Doch zurück in den Dörzbacher Schreinerbetrieb um die Jahrtausendwende. Peter Dreyer war fasziniert von den Fundstücken – ganz im Gegensatz zum Besitzer des Ladens, der sie ihm deshalb nur zu gerne überließ. Dreyer nahm sie mit nach Amerika und verwahrte sie dort. Kürzlich fand er sie wieder und wollte sie nach Dörzbach zurücksenden – was gar nicht so einfach war. Doch über Umwege erreichte sein Paket letztlich vor einigen Monaten den Verein von Kurt Teuke.
Teuke schaute sich den Inhalt genau an und fand den Zettel eines Fotogeschäfts aus Bad Mergentheim, am Rande die handschriftliche Notiz „Michel Stuppach“. Daraufhin war sein „Forscherdrang“ geweckt und er ging auf die Suche nach möglichen Angehörigen. Durch ein altes Adress-Verzeichnis fand er schließlich Dominik Michel, der ihm bestätigte, dass es eine Familie Michel in Stuppach gibt. Teuke, der die Bilder mit viel Geschick digitalisiert hatte, zeigte diese der Familie und Lothar Michel erkannte auf einem Bild schließlich seine Großmutter Magdalena Michel, die von 1881 bis 1962 lebte. Damit war die Zuordnung klar.
Für eine Übergabe der Negative an die rechtmäßigen Eigentümer kam Teuke kürzlich dann in den Betrieb von Dominik Michel, der in Bad Mergentheim die Flaschnerei Michel führt. Auch Vater Lothar ist dabei. „Das hat mich total interessiert“, beschreibt Dominik gegenüber den FN seine Reaktion auf den ersten Anruf des ihm unbekannten Kurt Teuke vor einigen Wochen. Lothar Michel erzählt, dass sein Sohn schon immer großes Interesse an seiner Familiengeschichte hatte und ihn öfter mal „löcherte“.
Und ein Blick in das Gesicht von Dominik Michel bestätigt dieses Interesse. Aufmerksam lauscht er den Erklärungen von Kurt Teuke, ist interessiert an der Technik, die hinter den Glasnegativen steckt – und an den Erzählungen seines Vaters, der sich anhand der Bilder zumindest an so manche Anekdote erinnert. Und auch wenn der 70-Jährige selbst nicht mehr alles weiß, so entsteht durch die insgesamt 18 Bilder dennoch ein munterer Austausch über alte Zeiten – in Stuppach und darüber hinaus.

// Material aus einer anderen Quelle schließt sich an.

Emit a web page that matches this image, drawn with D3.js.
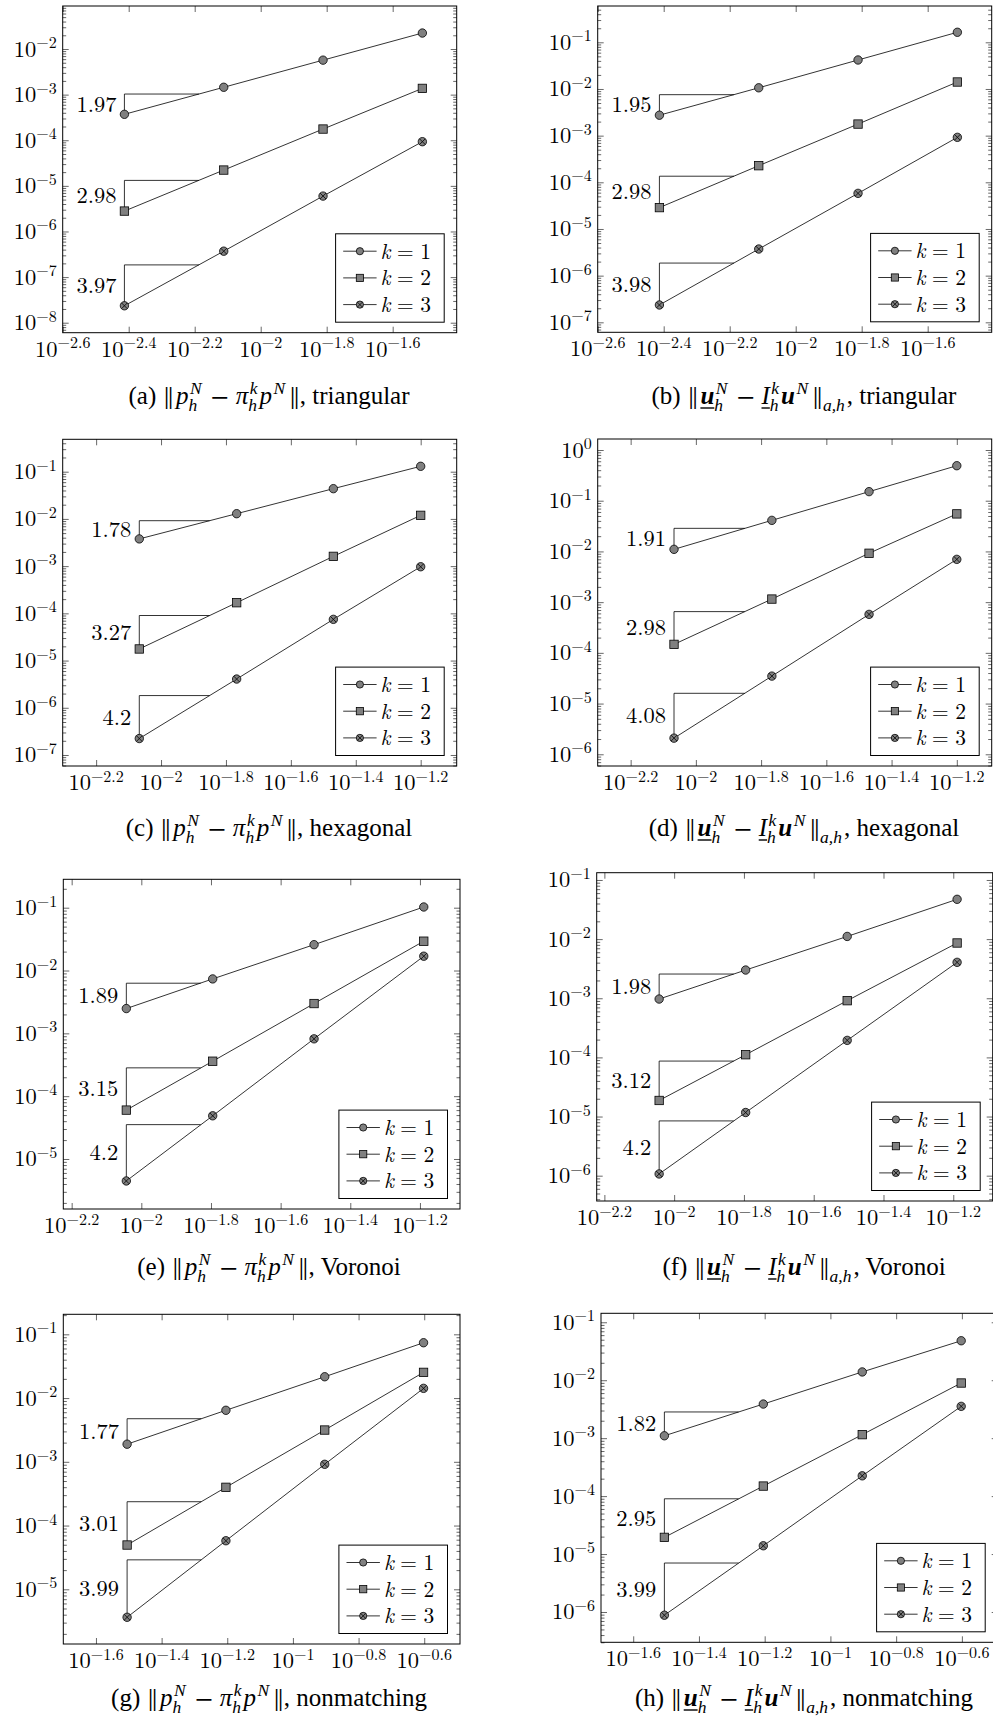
<!DOCTYPE html>
<html>
<head>
<meta charset="utf-8">
<script src="https://cdn.jsdelivr.net/npm/d3@7"></script>
<style>
  body { margin: 0; background: #fff; }
  svg { display: block; }
  svg text { fill: #000; }
</style>
</head>
<body>
<svg id="fig" width="993" height="1728"></svg>
<script>
// ---- mesh sizes h for each mesh family ----
const hTriangular   = [0.003864, 0.007727, 0.01545, 0.0309];
const hHexagonal    = [0.00857, 0.0171, 0.03396, 0.0631];
const hVoronoi      = [0.009057, 0.01603, 0.03133, 0.06471];
const hNonmatching  = [0.03125, 0.0625, 0.125, 0.25];

// polynomial degrees k (legend entries)
const degrees = ["1", "2", "3"];

// ---- pressure errors ||p_h^N - pi_h^k p^N|| ----
const pTriK1 = [3.7e-4, 1.45e-3, 5.7e-3, 2.24e-2];
const pTriK2 = [2.8e-6, 2.22e-5, 1.76e-4, 1.37e-3];
const pTriK3 = [2.35e-8, 3.7e-7, 5.97e-6, 9.3e-5];
const pTriRates = [1.97, 2.98, 3.97];

const pHexK1 = [3.77e-3, 1.29e-2, 4.37e-2, 0.130];
const pHexK2 = [1.76e-5, 1.68e-4, 1.61e-3, 1.19e-2];
const pHexK3 = [2.23e-7, 4.06e-6, 7.46e-5, 9.7e-4];
const pHexRates = [1.78, 3.27, 4.2];

const pVorK1 = [2.48e-3, 7.35e-3, 2.58e-2, 0.1026];
const pVorK2 = [6.0e-5, 3.6e-4, 2.98e-3, 2.93e-2];
const pVorK3 = [4.47e-6, 4.87e-5, 8.18e-4, 1.69e-2];
const pVorRates = [1.89, 3.15, 4.2];

const pNmK1 = [1.89e-3, 6.43e-3, 2.16e-2, 7.38e-2];
const pNmK2 = [4.95e-5, 3.98e-4, 3.15e-3, 2.53e-2];
const pNmK3 = [3.64e-6, 5.78e-5, 9.14e-4, 1.42e-2];
const pNmRates = [1.77, 3.01, 3.99];

// ---- velocity errors ||u_h^N - I_h^k u^N||_{a,h} ----
const uTriK1 = [2.74e-3, 1.06e-2, 4.18e-2, 0.164];
const uTriK2 = [2.87e-5, 2.27e-4, 1.77e-3, 1.41e-2];
const uTriK3 = [2.35e-7, 3.72e-6, 5.8e-5, 9.2e-4];
const uTriRates = [1.95, 2.98, 3.98];

const uHexK1 = [1.1e-2, 4.1e-2, 0.151, 0.49];
const uHexK2 = [1.47e-4, 1.15e-3, 9.2e-3, 5.5e-2];
const uHexK3 = [2.08e-6, 3.48e-5, 5.74e-4, 6.98e-3];
const uHexRates = [1.91, 2.98, 4.08];

const uVorK1 = [9.7e-4, 3.0e-3, 1.11e-2, 4.71e-2];
const uVorK2 = [1.87e-5, 1.11e-4, 9.1e-4, 8.6e-3];
const uVorK3 = [1.07e-6, 1.17e-5, 1.94e-4, 4.05e-3];
const uVorRates = [1.98, 3.12, 4.2];

const uNmK1 = [1.1e-3, 3.88e-3, 1.39e-2, 4.8e-2];
const uNmK2 = [1.94e-5, 1.49e-4, 1.15e-3, 8.95e-3];
const uNmK3 = [8.8e-7, 1.39e-5, 2.24e-4, 3.54e-3];
const uNmRates = [1.82, 2.95, 3.99];

// ---- caption pieces (sym: drawn with the math symbol font) ----
const capP = (tag, mesh) => [
  {t: "(" + tag + ")", after: 7}, {t: "\u2016", sym: 1, after: 2}, {t: "p", it: 1}, {sub: "h", sup: "N"},
  {t: "\u2212", sym: 1, before: 7, after: 7}, {t: "\u03C0", it: 1}, {sub: "h", sup: "k"},
  {t: "p", it: 1}, {sup: "N"}, {t: "\u2016", sym: 1, before: 2}, {t: ", " + mesh}
];
const capU = (tag, mesh) => [
  {t: "(" + tag + ")", after: 7}, {t: "\u2016", sym: 1, after: 2}, {t: "u", it: 1, b: 1, ul: 1}, {sub: "h", sup: "N"},
  {t: "\u2212", sym: 1, before: 7, after: 7}, {t: "I", it: 1, ul: 1}, {sub: "h", sup: "k"},
  {t: "u", it: 1, b: 1}, {sup: "N"}, {t: "\u2016", sym: 1, before: 2}, {sub: "a,h"}, {t: ", " + mesh}
];

// ---- panel frames (pixel boxes) and log10 axis extents ----
const panels = [
  {h: hTriangular, err: [pTriK1, pTriK2, pTriK3], rates: pTriRates, cap: capP("a", "triangular"),
   box: [62.7, 6, 456.7, 332.7], xl: [-2.6, -1.406], yl: [-8.219, -1.057], cx: 269, cy: 404},
  {h: hTriangular, err: [uTriK1, uTriK2, uTriK3], rates: uTriRates, cap: capU("b", "triangular"),
   box: [597.7, 6, 991.7, 332.3], xl: [-2.6, -1.406], yl: [-7.214, -0.222], cx: 804, cy: 404},
  {h: hHexagonal, err: [pHexK1, pHexK2, pHexK3], rates: pHexRates, cap: capP("c", "hexagonal"),
   box: [62.7, 439.3, 456.7, 766], xl: [-2.303, -1.089], yl: [-7.233, -0.314], cx: 269, cy: 836},
  {h: hHexagonal, err: [uHexK1, uHexK2, uHexK3], rates: uHexRates, cap: capU("d", "hexagonal"),
   box: [597.7, 439, 991.7, 766], xl: [-2.301, -1.093], yl: [-6.231, 0.217], cx: 804, cy: 836},
  {h: hVoronoi, err: [pVorK1, pVorK2, pVorK3], rates: pVorRates, cap: capP("e", "Voronoi"),
   box: [63.3, 879.3, 460, 1209], xl: [-2.224, -1.085], yl: [-5.796, -0.548], cx: 269, cy: 1275},
  {h: hVoronoi, err: [uVorK1, uVorK2, uVorK3], rates: uVorRates, cap: capU("f", "Voronoi"),
   box: [596.7, 872.7, 992.7, 1201], xl: [-2.222, -1.087], yl: [-6.428, -0.877], cx: 804, cy: 1275},
  {h: hNonmatching, err: [pNmK1, pNmK2, pNmK3], rates: pNmRates, cap: capP("g", "nonmatching"),
   box: [63.3, 1314.3, 460, 1644], xl: [-1.6995, -0.491], yl: [-5.858, -0.686], cx: 269, cy: 1706},
  {h: hNonmatching, err: [uNmK1, uNmK2, uNmK3], rates: uNmRates, cap: capU("h", "nonmatching"),
   box: [601, 1313.3, 997.7, 1642.3], xl: [-1.698, -0.491], yl: [-6.523, -0.845], cx: 804, cy: 1706}
];

const svg = d3.select("#fig");
const PLOT_FONT = "'Latin Modern Roman', 'Liberation Serif', serif";
const CAP_FONT = "'Liberation Serif', 'STIX Two Text', serif";
const SYM_FONT = "'STIX Two Text', 'Liberation Serif', serif";
const MARK_FILL = "#808080";
const FS = 22.5;      // tick base / rate font size
const LEGFS = 21.5;   // legend font size
const SUP = 16;       // exponent font size
const CAPFS = 25;     // caption font size

const fmtExp = v => {
  const r = Math.round(v * 10) / 10;
  return (r < 0 ? "\u2212" : "") + Math.abs(r).toString();
};

const ptxt = g => g.append("text").style("font-family", PLOT_FONT);

function drawMarker(g, shape, x, y, r) {
  if (shape === "square") {
    g.append("rect").attr("x", x - r).attr("y", y - r).attr("width", 2 * r).attr("height", 2 * r)
      .attr("fill", MARK_FILL).attr("stroke", "#000").attr("stroke-width", 0.8);
  } else {
    g.append("circle").attr("cx", x).attr("cy", y).attr("r", r)
      .attr("fill", MARK_FILL).attr("stroke", "#000").attr("stroke-width", 0.8);
    if (shape === "otimes") {
      const d = r * 0.707;
      g.append("path")
        .attr("d", `M${x - d},${y - d}L${x + d},${y + d}M${x - d},${y + d}L${x + d},${y - d}`)
        .attr("stroke", "#000").attr("stroke-width", 0.8);
    }
  }
}

// lays out a caption with stacked sub/superscripts, returns its group and width
function richText(g, pieces, fs) {
  const grp = g.append("g");
  const ss = fs * 0.7;
  let x = 0;
  pieces.forEach(p => {
    if (p.t !== undefined) {
      x += p.before || 0;
      const el = grp.append("text").style("font-family", p.sym ? SYM_FONT : CAP_FONT)
        .attr("x", x).attr("y", 0).style("font-size", fs + "px")
        .style("white-space", "pre").text(p.t);
      if (p.it) el.style("font-style", "italic");
      if (p.b) el.style("font-weight", "bold");
      const w = el.node().getComputedTextLength();
      if (p.ul) {
        grp.append("line").attr("x1", x).attr("x2", x + w)
          .attr("y1", fs * 0.16).attr("y2", fs * 0.16)
          .attr("stroke", "#000").attr("stroke-width", 1.4);
      }
      x += w + (p.after || 0);
    } else {
      let w = 0;
      if (p.sup) {
        const e = grp.append("text").style("font-family", CAP_FONT).attr("x", x + 1.5).attr("y", -fs * 0.42)
          .style("font-size", ss + "px").style("font-style", "italic").text(p.sup);
        w = Math.max(w, e.node().getComputedTextLength() + 1.5);
      }
      if (p.sub) {
        const e = grp.append("text").style("font-family", CAP_FONT).attr("x", x).attr("y", fs * 0.27)
          .style("font-size", ss + "px").style("font-style", "italic").text(p.sub);
        w = Math.max(w, e.node().getComputedTextLength());
      }
      x += w + 2;
    }
  });
  return {grp, width: x};
}

function powLabel(sel, exp) {
  sel.append("tspan").style("font-size", FS + "px").text("10");
  sel.append("tspan").attr("dy", -8.5).style("font-size", SUP + "px").text(exp);
}

panels.forEach(P => {
  const [x0, y0, x1, y1] = P.box;
  const g = svg.append("g");
  const x = d3.scaleLog().domain([10 ** P.xl[0], 10 ** P.xl[1]]).range([x0, x1]);
  const y = d3.scaleLog().domain([10 ** P.yl[0], 10 ** P.yl[1]]).range([y1, y0]);

  // tick values
  const yMajor = d3.range(Math.ceil(P.yl[0]), Math.floor(P.yl[1]) + 1).map(n => 10 ** n);
  const yMinor = [];
  for (let n = Math.floor(P.yl[0]); n <= Math.ceil(P.yl[1]); n++) {
    for (let m = 2; m <= 9; m++) {
      const l = Math.log10(m) + n;
      if (l > P.yl[0] && l < P.yl[1]) yMinor.push(m * 10 ** n);
    }
  }
  const xExp = d3.range(Math.ceil(P.xl[0] / 0.2 - 0.02), Math.floor(P.xl[1] / 0.2 + 0.02) + 1)
    .map(k => Math.round(k * 2) / 10);
  const xMajor = xExp.map(e => 10 ** e);

  const tickStyle = sel => {
    sel.select(".domain").remove();
    sel.attr("color", "#000").selectAll("line").attr("stroke-width", 0.6);
  };
  g.append("g").attr("transform", `translate(${x0},0)`)
    .call(d3.axisLeft(y).tickValues(yMajor).tickSize(-6).tickFormat("")).call(tickStyle);
  g.append("g").attr("transform", `translate(${x0},0)`)
    .call(d3.axisLeft(y).tickValues(yMinor).tickSize(-3.5).tickFormat("")).call(tickStyle);
  g.append("g").attr("transform", `translate(${x1},0)`)
    .call(d3.axisRight(y).tickValues(yMajor).tickSize(-6).tickFormat("")).call(tickStyle);
  g.append("g").attr("transform", `translate(${x1},0)`)
    .call(d3.axisRight(y).tickValues(yMinor).tickSize(-3.5).tickFormat("")).call(tickStyle);
  g.append("g").attr("transform", `translate(0,${y1})`)
    .call(d3.axisBottom(x).tickValues(xMajor).tickSize(-6).tickFormat("")).call(tickStyle);
  g.append("g").attr("transform", `translate(0,${y0})`)
    .call(d3.axisTop(x).tickValues(xMajor).tickSize(-6).tickFormat("")).call(tickStyle);

  // tick labels
  yMajor.forEach(v => {
    const t = ptxt(g).attr("x", x0 - 6).attr("y", y(v) + 7.5).attr("text-anchor", "end");
    powLabel(t, fmtExp(Math.log10(v)));
  });
  xExp.forEach(e => {
    const t = ptxt(g).attr("x", x(10 ** e)).attr("y", y1 + 24).attr("text-anchor", "middle");
    powLabel(t, fmtExp(e));
  });

  // frame
  g.append("rect").attr("x", x0).attr("y", y0).attr("width", x1 - x0).attr("height", y1 - y0)
    .attr("fill", "none").attr("stroke", "#000").attr("stroke-width", 1);

  const shapes = ["circle", "square", "otimes"];
  const lx0 = Math.log10(P.h[0]);
  const span = Math.log10(P.h[P.h.length - 1]) - lx0;
  const run = span / 4;

  P.err.forEach((vals, i) => {
    // slope triangle built from the stated rate
    const ly0 = Math.log10(vals[0]);
    const yTop = 10 ** (ly0 + P.rates[i] * run);
    const xEnd = 10 ** (lx0 + run);
    g.append("path")
      .attr("d", `M${x(P.h[0])},${y(vals[0])}V${y(yTop)}H${x(xEnd)}`)
      .attr("fill", "none").attr("stroke", "#000").attr("stroke-width", 0.8);
    ptxt(g).attr("x", x(P.h[0]) - 8).attr("y", (y(vals[0]) + y(yTop)) / 2 + 7.5)
      .attr("text-anchor", "end").style("font-size", FS + "px").text(P.rates[i].toString());

    const line = d3.line().x((d, j) => x(P.h[j])).y(d => y(d));
    g.append("path").attr("d", line(vals)).attr("fill", "none")
      .attr("stroke", "#000").attr("stroke-width", 0.8);
    vals.forEach((v, j) => drawMarker(g, shapes[i], x(P.h[j]), y(v), 4.2));
  });

  // legend
  const lw = 108.6, lh = 88.4;
  const lx = x1 - 12.5 - lw, ly = y1 - 10.5 - lh;
  const lg = g.append("g");
  lg.append("rect").attr("x", lx).attr("y", ly).attr("width", lw).attr("height", lh)
    .attr("fill", "#fff").attr("stroke", "#000").attr("stroke-width", 1);
  degrees.forEach((k, i) => {
    const ry = ly + 17.4 + i * 26.7;
    lg.append("line").attr("x1", lx + 7.6).attr("x2", lx + 41).attr("y1", ry).attr("y2", ry)
      .attr("stroke", "#000").attr("stroke-width", 0.8);
    drawMarker(lg, shapes[i], lx + 24.3, ry, 3.6);
    const t = ptxt(lg).attr("x", lx + 45).attr("y", ry + 7.3).style("font-size", LEGFS + "px");
    t.append("tspan").style("font-style", "italic").text("k");
    t.append("tspan").attr("dx", 6.5).text("=");
    t.append("tspan").attr("dx", 6.5).text(k);
  });

  // caption
  const c = richText(svg, P.cap, CAPFS);
  c.grp.attr("transform", `translate(${P.cx - c.width / 2},${P.cy})`);
});
</script>
</body>
</html>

Der Ehrgeiz von Sohn Dominik ist geweckt. „Sie haben den Anstoß für weitere Familienforschung gegeben“, so der 43-Jährige Handwerksmeister zu Hobby-Detektiv Teuke. Dass er nun unter anderem erstmals ein Bild seiner Urgroßmutter vor Augen hat, bewegt ihn sichtlich. Mit den Negativen will er nun zu einem professionellen Fotostudio in der Hoffnung, sie dort zu Fotos mit brauchbarer Qualität entwickeln zu lassen. Denn nicht alle der Negative, die vor teilweise mehr als 100 Jahren entstanden sein sollen, zeigen bislang gut erkennbare Motive.
Die Michels sind begeistert von Teukes ehrenamtlicher Initiative. „Das ist nobel von ihm“, freut sich Lothar Michel. Und Dominik Michel, der so zum ersten Mal seine Urgroßmutter sieht, kündigt sofort eine Spende für den Dörzbacher Verein an. Wenngleich Geld nicht die Motivation für die Arbeit von Kurt Teuke war und ist. „Die Recherche hat mich einfach gepackt“, erzählt der 70-jährige Teuke mit einem Schmunzeln. Zumal das Motto des Dörzbacher Vereins so auf eindrückliche Weise zum Leben erweckt wurde: „Geschichte darf nicht verloren gehen“.